Reproduce the listing verbatim.
━━━━━━━━━━━━━━━━
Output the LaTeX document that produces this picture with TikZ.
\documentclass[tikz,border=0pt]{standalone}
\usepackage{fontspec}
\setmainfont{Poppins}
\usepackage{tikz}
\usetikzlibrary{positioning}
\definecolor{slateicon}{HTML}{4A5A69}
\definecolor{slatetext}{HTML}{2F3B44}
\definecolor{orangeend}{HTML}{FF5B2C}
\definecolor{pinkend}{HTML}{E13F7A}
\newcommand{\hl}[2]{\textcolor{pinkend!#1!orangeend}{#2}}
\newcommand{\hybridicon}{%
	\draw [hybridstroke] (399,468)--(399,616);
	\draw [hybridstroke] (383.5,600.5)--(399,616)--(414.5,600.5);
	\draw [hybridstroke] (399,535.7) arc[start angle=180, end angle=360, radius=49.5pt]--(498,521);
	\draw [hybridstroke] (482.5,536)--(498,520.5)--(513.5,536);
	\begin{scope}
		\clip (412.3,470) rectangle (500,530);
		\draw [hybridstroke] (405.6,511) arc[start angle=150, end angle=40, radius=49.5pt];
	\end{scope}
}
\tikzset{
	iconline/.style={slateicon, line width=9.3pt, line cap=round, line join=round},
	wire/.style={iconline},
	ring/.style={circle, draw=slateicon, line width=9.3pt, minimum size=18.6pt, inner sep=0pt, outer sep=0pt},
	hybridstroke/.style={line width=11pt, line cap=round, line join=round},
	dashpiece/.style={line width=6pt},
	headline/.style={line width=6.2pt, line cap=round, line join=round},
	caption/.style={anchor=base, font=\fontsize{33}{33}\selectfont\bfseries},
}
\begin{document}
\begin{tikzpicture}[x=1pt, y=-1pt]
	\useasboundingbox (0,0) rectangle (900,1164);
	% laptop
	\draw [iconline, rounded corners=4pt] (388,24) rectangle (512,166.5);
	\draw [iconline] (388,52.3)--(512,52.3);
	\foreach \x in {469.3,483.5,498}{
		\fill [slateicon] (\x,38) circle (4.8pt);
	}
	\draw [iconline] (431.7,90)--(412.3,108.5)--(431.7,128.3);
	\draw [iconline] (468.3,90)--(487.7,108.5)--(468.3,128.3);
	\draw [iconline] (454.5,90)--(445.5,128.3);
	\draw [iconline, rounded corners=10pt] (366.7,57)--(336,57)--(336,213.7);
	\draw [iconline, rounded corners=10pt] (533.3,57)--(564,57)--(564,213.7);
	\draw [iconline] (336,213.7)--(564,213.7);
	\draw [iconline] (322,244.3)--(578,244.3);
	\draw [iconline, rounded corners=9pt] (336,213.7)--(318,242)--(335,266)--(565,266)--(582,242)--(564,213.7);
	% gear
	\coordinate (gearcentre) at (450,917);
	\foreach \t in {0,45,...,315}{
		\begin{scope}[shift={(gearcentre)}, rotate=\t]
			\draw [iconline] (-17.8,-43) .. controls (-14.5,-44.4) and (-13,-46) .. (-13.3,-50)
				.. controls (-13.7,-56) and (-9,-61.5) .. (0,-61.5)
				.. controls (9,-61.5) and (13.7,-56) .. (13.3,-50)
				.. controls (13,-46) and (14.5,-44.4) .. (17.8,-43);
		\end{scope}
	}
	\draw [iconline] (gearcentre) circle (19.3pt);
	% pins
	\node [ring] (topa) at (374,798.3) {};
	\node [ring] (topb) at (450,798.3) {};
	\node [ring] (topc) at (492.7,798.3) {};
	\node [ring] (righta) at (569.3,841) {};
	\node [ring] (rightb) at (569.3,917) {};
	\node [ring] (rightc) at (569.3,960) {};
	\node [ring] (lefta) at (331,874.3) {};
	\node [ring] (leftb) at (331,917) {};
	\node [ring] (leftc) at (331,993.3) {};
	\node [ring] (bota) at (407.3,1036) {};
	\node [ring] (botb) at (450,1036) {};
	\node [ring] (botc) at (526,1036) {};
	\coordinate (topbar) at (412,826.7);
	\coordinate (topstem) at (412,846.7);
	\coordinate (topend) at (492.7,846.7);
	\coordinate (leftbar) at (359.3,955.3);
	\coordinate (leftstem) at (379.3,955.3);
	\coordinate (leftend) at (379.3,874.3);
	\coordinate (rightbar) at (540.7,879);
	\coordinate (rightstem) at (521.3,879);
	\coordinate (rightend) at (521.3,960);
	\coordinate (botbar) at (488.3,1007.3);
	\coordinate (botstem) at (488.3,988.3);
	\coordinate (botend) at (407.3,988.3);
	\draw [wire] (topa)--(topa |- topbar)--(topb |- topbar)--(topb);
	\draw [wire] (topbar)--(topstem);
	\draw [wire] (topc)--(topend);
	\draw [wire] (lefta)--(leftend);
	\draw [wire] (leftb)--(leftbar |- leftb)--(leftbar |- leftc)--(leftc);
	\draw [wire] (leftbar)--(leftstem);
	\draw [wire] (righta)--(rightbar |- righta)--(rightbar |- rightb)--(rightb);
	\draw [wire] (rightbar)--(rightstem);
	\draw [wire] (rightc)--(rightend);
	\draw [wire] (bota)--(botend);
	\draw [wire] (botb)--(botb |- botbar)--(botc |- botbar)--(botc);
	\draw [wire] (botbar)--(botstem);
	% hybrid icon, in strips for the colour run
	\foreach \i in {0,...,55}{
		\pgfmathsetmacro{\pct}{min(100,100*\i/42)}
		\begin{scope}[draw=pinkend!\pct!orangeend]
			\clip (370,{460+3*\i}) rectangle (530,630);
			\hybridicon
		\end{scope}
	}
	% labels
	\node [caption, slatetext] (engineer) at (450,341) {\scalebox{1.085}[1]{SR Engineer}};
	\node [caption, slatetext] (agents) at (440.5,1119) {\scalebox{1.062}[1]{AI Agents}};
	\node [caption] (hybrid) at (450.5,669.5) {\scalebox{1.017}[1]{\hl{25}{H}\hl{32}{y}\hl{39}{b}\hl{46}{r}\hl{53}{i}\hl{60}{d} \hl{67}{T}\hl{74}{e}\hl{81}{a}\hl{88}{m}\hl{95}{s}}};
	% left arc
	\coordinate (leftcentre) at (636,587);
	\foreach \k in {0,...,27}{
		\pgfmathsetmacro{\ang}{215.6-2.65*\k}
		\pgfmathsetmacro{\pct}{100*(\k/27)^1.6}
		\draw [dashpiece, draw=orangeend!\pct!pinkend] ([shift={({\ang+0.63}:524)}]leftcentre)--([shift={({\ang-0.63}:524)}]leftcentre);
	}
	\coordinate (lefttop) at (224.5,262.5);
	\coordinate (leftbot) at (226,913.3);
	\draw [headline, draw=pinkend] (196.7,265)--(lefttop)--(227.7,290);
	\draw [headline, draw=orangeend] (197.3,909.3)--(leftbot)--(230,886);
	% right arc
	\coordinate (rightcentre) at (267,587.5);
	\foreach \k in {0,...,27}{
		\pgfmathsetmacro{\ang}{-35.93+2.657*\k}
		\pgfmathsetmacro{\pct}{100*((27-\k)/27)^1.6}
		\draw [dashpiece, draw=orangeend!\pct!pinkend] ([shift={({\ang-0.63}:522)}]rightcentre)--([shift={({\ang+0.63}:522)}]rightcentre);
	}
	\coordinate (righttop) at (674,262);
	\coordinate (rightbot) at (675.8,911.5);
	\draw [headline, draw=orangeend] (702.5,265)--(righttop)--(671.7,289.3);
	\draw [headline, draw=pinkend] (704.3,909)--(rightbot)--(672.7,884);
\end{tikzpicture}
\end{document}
━━━━━━━━━━━━━━━━
FINISHED EXERCISE
Output the LaTeX document that produces this picture with TikZ.
\documentclass[tikz,border=0pt]{standalone}
\usepackage{fontspec}
\setmainfont{Poppins}
\usepackage{tikz}
\usetikzlibrary{positioning}
\definecolor{slateicon}{HTML}{4A5A69}
\definecolor{slatetext}{HTML}{2F3B44}
\definecolor{orangeend}{HTML}{FF5B2C}
\definecolor{pinkend}{HTML}{E13F7A}
\newcommand{\hl}[2]{\textcolor{pinkend!#1!orangeend}{#2}}
\newcommand{\hybridicon}{%
	\draw [hybridstroke] (399,468)--(399,616);
	\draw [hybridstroke] (383.5,600.5)--(399,616)--(414.5,600.5);
	\draw [hybridstroke] (399,535.7) arc[start angle=180, end angle=360, radius=49.5pt]--(498,521);
	\draw [hybridstroke] (482.5,536)--(498,520.5)--(513.5,536);
	\begin{scope}
		\clip (412.3,470) rectangle (500,530);
		\draw [hybridstroke] (405.6,511) arc[start angle=150, end angle=40, radius=49.5pt];
	\end{scope}
}
\tikzset{
	iconline/.style={slateicon, line width=9.3pt, line cap=round, line join=round},
	wire/.style={iconline},
	ring/.style={circle, draw=slateicon, line width=9.3pt, minimum size=18.6pt, inner sep=0pt, outer sep=0pt},
	hybridstroke/.style={line width=11pt, line cap=round, line join=round},
	dashpiece/.style={line width=6pt},
	headline/.style={line width=6.2pt, line cap=round, line join=round},
	caption/.style={anchor=base, font=\fontsize{33}{33}\selectfont\bfseries},
}
\begin{document}
\begin{tikzpicture}[x=1pt, y=-1pt]
	\useasboundingbox (0,0) rectangle (900,1164);
	% laptop
	\draw [iconline, rounded corners=4pt] (388,24) rectangle (512,166.5);
	\draw [iconline] (388,52.3)--(512,52.3);
	\foreach \x in {469.3,483.5,498}{
		\fill [slateicon] (\x,38) circle (4.8pt);
	}
	\draw [iconline] (431.7,90)--(412.3,108.5)--(431.7,128.3);
	\draw [iconline] (468.3,90)--(487.7,108.5)--(468.3,128.3);
	\draw [iconline] (454.5,90)--(445.5,128.3);
	\draw [iconline, rounded corners=10pt] (366.7,57)--(336,57)--(336,213.7);
	\draw [iconline, rounded corners=10pt] (533.3,57)--(564,57)--(564,213.7);
	\draw [iconline] (336,213.7)--(564,213.7);
	\draw [iconline] (322,244.3)--(578,244.3);
	\draw [iconline, rounded corners=9pt] (336,213.7)--(318,242)--(335,266)--(565,266)--(582,242)--(564,213.7);
	% gear
	\coordinate (gearcentre) at (450,917);
	\foreach \t in {0,45,...,315}{
		\begin{scope}[shift={(gearcentre)}, rotate=\t]
			\draw [iconline] (-17.8,-43) .. controls (-14.5,-44.4) and (-13,-46) .. (-13.3,-50)
				.. controls (-13.7,-56) and (-9,-61.5) .. (0,-61.5)
				.. controls (9,-61.5) and (13.7,-56) .. (13.3,-50)
				.. controls (13,-46) and (14.5,-44.4) .. (17.8,-43);
		\end{scope}
	}
	\draw [iconline] (gearcentre) circle (19.3pt);
	% pins
	\node [ring] (topa) at (374,798.3) {};
	\node [ring] (topb) at (450,798.3) {};
	\node [ring] (topc) at (492.7,798.3) {};
	\node [ring] (righta) at (569.3,841) {};
	\node [ring] (rightb) at (569.3,917) {};
	\node [ring] (rightc) at (569.3,960) {};
	\node [ring] (lefta) at (331,874.3) {};
	\node [ring] (leftb) at (331,917) {};
	\node [ring] (leftc) at (331,993.3) {};
	\node [ring] (bota) at (407.3,1036) {};
	\node [ring] (botb) at (450,1036) {};
	\node [ring] (botc) at (526,1036) {};
	\coordinate (topbar) at (412,826.7);
	\coordinate (topstem) at (412,846.7);
	\coordinate (topend) at (492.7,846.7);
	\coordinate (leftbar) at (359.3,955.3);
	\coordinate (leftstem) at (379.3,955.3);
	\coordinate (leftend) at (379.3,874.3);
	\coordinate (rightbar) at (540.7,879);
	\coordinate (rightstem) at (521.3,879);
	\coordinate (rightend) at (521.3,960);
	\coordinate (botbar) at (488.3,1007.3);
	\coordinate (botstem) at (488.3,988.3);
	\coordinate (botend) at (407.3,988.3);
	\draw [wire] (topa)--(topa |- topbar)--(topb |- topbar)--(topb);
	\draw [wire] (topbar)--(topstem);
	\draw [wire] (topc)--(topend);
	\draw [wire] (lefta)--(leftend);
	\draw [wire] (leftb)--(leftbar |- leftb)--(leftbar |- leftc)--(leftc);
	\draw [wire] (leftbar)--(leftstem);
	\draw [wire] (righta)--(rightbar |- righta)--(rightbar |- rightb)--(rightb);
	\draw [wire] (rightbar)--(rightstem);
	\draw [wire] (rightc)--(rightend);
	\draw [wire] (bota)--(botend);
	\draw [wire] (botb)--(botb |- botbar)--(botc |- botbar)--(botc);
	\draw [wire] (botbar)--(botstem);
	% hybrid icon, in strips for the colour run
	\foreach \i in {0,...,55}{
		\pgfmathsetmacro{\pct}{min(100,100*\i/42)}
		\begin{scope}[draw=pinkend!\pct!orangeend]
			\clip (370,{460+3*\i}) rectangle (530,630);
			\hybridicon
		\end{scope}
	}
	% labels
	\node [caption, slatetext] (engineer) at (450,341) {\scalebox{1.085}[1]{SR Engineer}};
	\node [caption, slatetext] (agents) at (440.5,1119) {\scalebox{1.062}[1]{AI Agents}};
	\node [caption] (hybrid) at (450.5,669.5) {\scalebox{1.017}[1]{\hl{25}{H}\hl{32}{y}\hl{39}{b}\hl{46}{r}\hl{53}{i}\hl{60}{d} \hl{67}{T}\hl{74}{e}\hl{81}{a}\hl{88}{m}\hl{95}{s}}};
	% left arc
	\coordinate (leftcentre) at (636,587);
	\foreach \k in {0,...,27}{
		\pgfmathsetmacro{\ang}{215.6-2.65*\k}
		\pgfmathsetmacro{\pct}{100*(\k/27)^1.6}
		\draw [dashpiece, draw=orangeend!\pct!pinkend] ([shift={({\ang+0.63}:524)}]leftcentre)--([shift={({\ang-0.63}:524)}]leftcentre);
	}
	\coordinate (lefttop) at (224.5,262.5);
	\coordinate (leftbot) at (226,913.3);
	\draw [headline, draw=pinkend] (196.7,265)--(lefttop)--(227.7,290);
	\draw [headline, draw=orangeend] (197.3,909.3)--(leftbot)--(230,886);
	% right arc
	\coordinate (rightcentre) at (267,587.5);
	\foreach \k in {0,...,27}{
		\pgfmathsetmacro{\ang}{-35.93+2.657*\k}
		\pgfmathsetmacro{\pct}{100*((27-\k)/27)^1.6}
		\draw [dashpiece, draw=orangeend!\pct!pinkend] ([shift={({\ang-0.63}:522)}]rightcentre)--([shift={({\ang+0.63}:522)}]rightcentre);
	}
	\coordinate (righttop) at (674,262);
	\coordinate (rightbot) at (675.8,911.5);
	\draw [headline, draw=orangeend] (702.5,265)--(righttop)--(671.7,289.3);
	\draw [headline, draw=pinkend] (704.3,909)--(rightbot)--(672.7,884);
\end{tikzpicture}
\end{document}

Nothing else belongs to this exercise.